# [EXERCISE AIM]
Quote word for word the lines below, beginning with the first and ending with the one that has "import numpy as np". Drop the pictures.
━━━━━━━━━━━━━━━━━━━━━━━━━━━━━━
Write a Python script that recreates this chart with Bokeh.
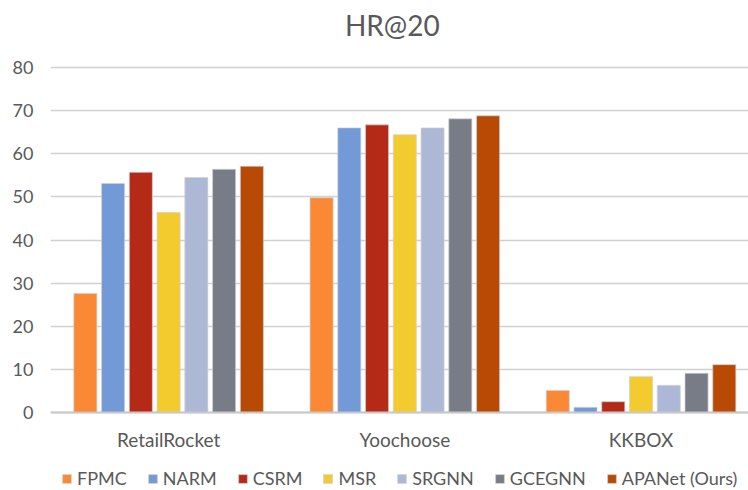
from bokeh.plotting import figure
from bokeh.models import ColumnDataSource, Range1d, FixedTicker, Legend, LegendItem, Label, Span
from bokeh.core.properties import value
from bokeh.embed import file_html
from bokeh.resources import INLINE
import numpy as np

datasets = ["RetailRocket", "Yoochoose", "KKBOX"]
methods = ["FPMC", "NARM", "CSRM", "MSR", "SRGNN", "GCEGNN", "APANet (Ours)"]
FPMC = [27.6, 49.8, 5.1]
NARM = [53.1, 66.0, 1.2]
CSRM = [55.7, 66.7, 2.5]
MSR = [46.4, 64.4, 8.3]
SRGNN = [54.5, 66.0, 6.3]
GCEGNN = [56.4, 68.1, 9.1]
APANet = [57.1, 68.8, 11.1]
series = [FPMC, NARM, CSRM, MSR, SRGNN, GCEGNN, APANet]
colors = ["#FA8835", "#7399D7", "#B42A17", "#F4CB2E", "#ACB8D6", "#777C86", "#B84A05"]
yticks = [0, 10, 20, 30, 40, 50, 60, 70, 80]
title_text = "HR@20"

FONT = "Lato"
TXT = "#595959"

# frame spans the whole canvas height; value axis 0..80 occupies the middle band
p = figure(frame_width=698, frame_height=490, output_backend="svg", toolbar_location=None,
           x_range=Range1d(0, 2.955), y_range=Range1d(-18.09, 95.54),
           x_axis_location=None,
           min_border_left=50, min_border_right=0, min_border_top=0, min_border_bottom=0)

title = Label(x=1.447, y=89.97, text=title_text,
              text_align="center", text_baseline="middle", text_font=FONT,
              text_font_size="28px", text_color=TXT)
p.add_layout(title)

centers = np.arange(len(datasets)) + 0.5
step = 0.1175
bw = 0.0976
renderers = []
for i, (m, vals, c) in enumerate(zip(methods, series, colors)):
    src = ColumnDataSource(dict(x=centers + (i - 3) * step, top=vals))
    r = p.vbar(x="x", top="top", bottom=0, width=bw, source=src, fill_color=c,
               line_color="#d0d0d0", line_width=1, line_alpha=0.7)
    renderers.append(LegendItem(label=m, renderers=[r]))

# category axis: baseline and category labels
p.add_layout(Span(location=0, dimension="width", line_color="#c8c8c8", line_width=2))
cat_src = ColumnDataSource(dict(x=centers, y=np.full(len(datasets), -6.26), text=datasets))
p.text(x="x", y="y", text="text", source=cat_src, text_align="center",
       text_baseline="middle", text_font=value(FONT), text_font_size="19px",
       text_color=TXT)

p.yaxis.ticker = FixedTicker(ticks=yticks)
p.yaxis.axis_line_color = None
p.yaxis.major_tick_line_color = None
p.yaxis.major_tick_out = 0
p.yaxis.major_tick_in = 0
p.yaxis.minor_tick_line_color = None
p.yaxis.major_label_text_font = FONT
p.yaxis.major_label_text_font_size = "18px"
p.yaxis.major_label_text_color = TXT
p.yaxis.major_label_standoff = 17

p.xgrid.grid_line_color = None
p.ygrid.ticker = FixedTicker(ticks=yticks)
p.ygrid.grid_line_color = "#d0d0d0"
p.ygrid.grid_line_width = 1.5
p.outline_line_color = None

legend = Legend(items=renderers, orientation="horizontal", location=(11, 1),
                glyph_width=11, glyph_height=11, label_standoff=5, spacing=20,
                label_text_font=FONT, label_text_font_size="18px", label_text_color=TXT,
                label_height=18,
                border_line_color=None, background_fill_alpha=0, padding=0, margin=0)
p.add_layout(legend)

open("out.html", "w").write(file_html(p, INLINE))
━━━━━━━━━━━━━━━━━━━━━━━━━━━━━━
# [FULL RESPONSE]
Write a Python script that recreates this chart with Bokeh.
from bokeh.plotting import figure
from bokeh.models import ColumnDataSource, Range1d, FixedTicker, Legend, LegendItem, Label, Span
from bokeh.core.properties import value
from bokeh.embed import file_html
from bokeh.resources import INLINE
import numpy as np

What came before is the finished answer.